Anatomy of the Breach
The initial intrusion, which Red Hat confirmed targeted a self-managed GitLab Community Edition instance used by its consulting division, compromised approximately 28,000 internal repositories and hundreds of Customer Engagement Reports (CERs). These CERs contain critical infrastructure blueprints, configuration files, and – crucially – authentication tokens that criminals claim to have already used to compromise downstream customers.

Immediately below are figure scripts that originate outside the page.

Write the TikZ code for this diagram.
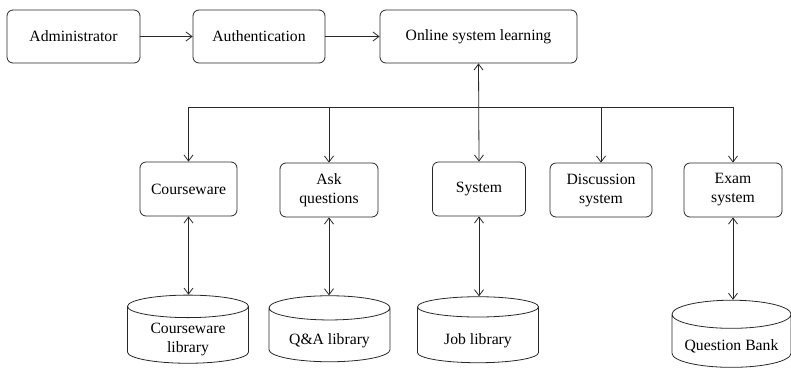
\documentclass[tikz,border=0pt]{standalone}
\usepackage{fontspec}
\setmainfont{Liberation Serif}
\usepackage{tikz}
\usetikzlibrary{shapes.geometric, arrows.meta, positioning, calc}
\definecolor{linegray}{RGB}{40, 40, 40}

\tikzset{
    modbox/.style={draw=linegray, rounded corners=6pt, align=center, inner sep=2pt,
        font=\fontsize{15.7}{19}\selectfont},
    dbase/.style={draw=linegray, cylinder, shape border rotate=90, aspect=0.3,
        minimum width=121pt, minimum height=66pt, align=center, inner sep=0pt,
        text height=22pt, font=\fontsize{15.7}{19}\selectfont},
    link/.style={draw=linegray, -{Straight Barb[length=6pt,width=9pt]}},
    dlink/.style={draw=linegray, {Straight Barb[length=6pt,width=9pt]}-{Straight Barb[length=6pt,width=9pt]}}
}

\begin{document}
\begin{tikzpicture}[x=1pt, y=-1pt, line width=0.8pt]
\useasboundingbox (0,0) rectangle (791,370);

% Top row: login flow
\node[modbox, minimum width=133pt, minimum height=53pt] (admin) at (73.5,36.5) {Administrator};
\node[modbox, minimum width=132pt, minimum height=53pt] (auth) at (259,36.5) {Authentication};
\node[modbox, minimum width=197pt, minimum height=53pt] (online) at (478.5,36.5) {Online system learning};

\draw[link] (admin) -- (auth);
\draw[link] (auth) -- (online);

% Middle row: modules
\node[modbox, minimum width=97pt, minimum height=54pt] (course) at (188.5,189) {Courseware};
\node[modbox, minimum width=98pt, minimum height=54pt] (ask) at (329,190) {Ask\\questions};
\node[modbox, minimum width=93pt, minimum height=54pt] (sys) at (479,189) {System};
\node[modbox, minimum width=102pt, minimum height=54pt] (disc) at (601,190) {Discussion\\system};
\node[modbox, minimum width=98pt, minimum height=54pt] (exam) at (733,190) {Exam\\system};

% Bottom row: libraries
\node[dbase, text height=34pt, text depth=-4pt] (clib) at (188,335) {Courseware\\library};
\node[dbase] (qalib) at (329.5,335) {Q\&A library};
\node[dbase] (joblib) at (478,335) {Job library};
\node[dbase, minimum width=119pt, minimum height=58pt] (qbank) at (731.5,341) {Question Bank};

% Bus from the online system to the modules
\coordinate (bus) at ($(online.south)+(0,44)$);
\draw[link] (bus) -| (course.north);
\draw[link] (bus) -| (ask.north);
\draw[link] (bus) -| (disc.north);
\draw[link] (bus) -| (exam.north);
\draw[dlink] (online.south) -- (sys.north);

% Modules to libraries
\draw[dlink] (course.south) -- (course.south |- clib.north);
\draw[dlink] (ask.south) -- (ask.south |- qalib.north);
\draw[dlink] (sys.south) -- (sys.south |- joblib.north);
\draw[dlink] (exam.south) -- (exam.south |- qbank.north);
\end{tikzpicture}
\end{document}
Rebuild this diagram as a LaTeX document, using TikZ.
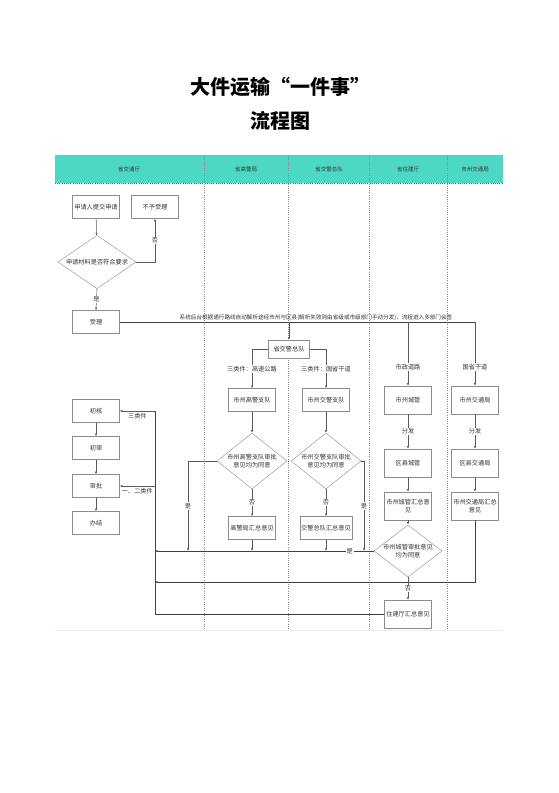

"These CERs clearly contain confidential business data (credentials, env vars, architecture, code, internal designs)... Red Hat failed to adequately protect them, you failed to preserve the secrecy of these trade secrets," the Scattered Lapsus$ Hunters declared on their leak site.
The Extortion Playbook
The criminal coalition's strategy reveals sophisticated psychological pressure tactics:
1. Collaborative leverage: By uniting groups with complementary notoriety (Crimson's access and ShinyHunters' distribution channels), they amplify the threat
2. Legal weaponization: Invoking GDPR and U.S. state privacy laws to frame Red Hat as negligent
3. Downstream coercion: Promising not to attack Red Hat customers if paid – an offer of dubious credibility
4. Strategic timing: Claiming the breach occurred September 13, weeks before Red Hat's disclosure
Critical Implications for the Ecosystem
This incident exposes systemic vulnerabilities in consulting engagements where sensitive client data resides in development environments:
- Supply chain cascade: Compromised CERs create secondary attack vectors for clients
- Credential exposure: Tokens embedded in repositories provide immediate network access
- Trust erosion: Open-source enterprises face heightened scrutiny over data stewardship
Red Hat maintains its product build systems remain unaffected but hasn't commented on the extortion demands. Security analysts warn that even partial data leaks could empower targeted attacks against critical infrastructure clients referenced in the CERs.
This unprecedented syndicate collaboration signals a dangerous evolution in cybercriminal enterprises – where shared resources and combined expertise create exponentially greater threats than individual groups. As criminal collectives mirror legitimate business partnerships, organizations must reassess how they secure collaborative environments containing third-party secrets.